Another change is a consequence of being polyglot (mainly Ruby, Python,
JavaScript, Elixir now plus some C and PHP.) I can see where language and
library designers go out of their way to make things unnecessarily
complicated, or where the idiomatic way of a language is stubbornly complex. I
try to stay idiomatic because it helps maintenance but I pick simple solutions
anytime I can.

Finally, as the other reply states, I got better and more verbose at naming.
One good name could be worth 100 words in a comment. It's like placing a big
red Stop button in the middle of a dashboard instead of hiding it, small and
black, under the desk.

Ah, I write down a lot of things in wikis.
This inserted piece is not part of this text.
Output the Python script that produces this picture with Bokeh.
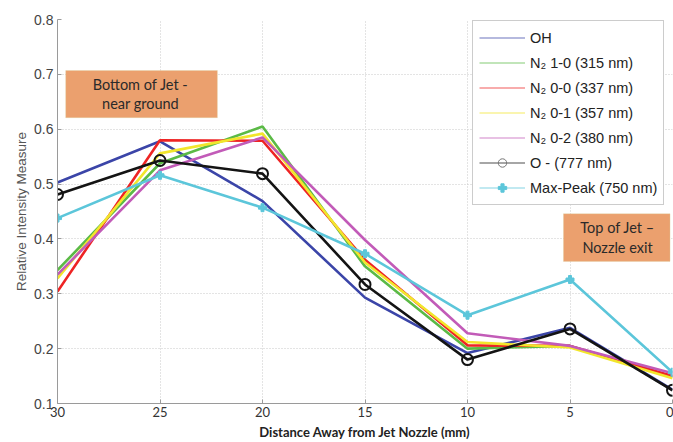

Coworkers thank me but they still
don't write anything. They're about 10 years younger than me, they'll get
there too (to document stuff).

------
kmano8
To name just a few:

\- In high school (early 2000's), and through most of college I was mostly
writing programs in simple text editors and debugging with print statements.
Since then, using IDE's and other more featured editors, and eventually chrome
devtools, completely changed that.

\- Also in secondary school, my variable names were pretty bad, and even
sometimes an intentional joke. Today, I'm pretty verbose in function/var
naming.

\- Never used to spend time writing useful comments.

------
yesenadam
In the mid 80s.

The main change, I think, was a vast improvement immediately after reading
_Refactoring_ and _Clean Code_.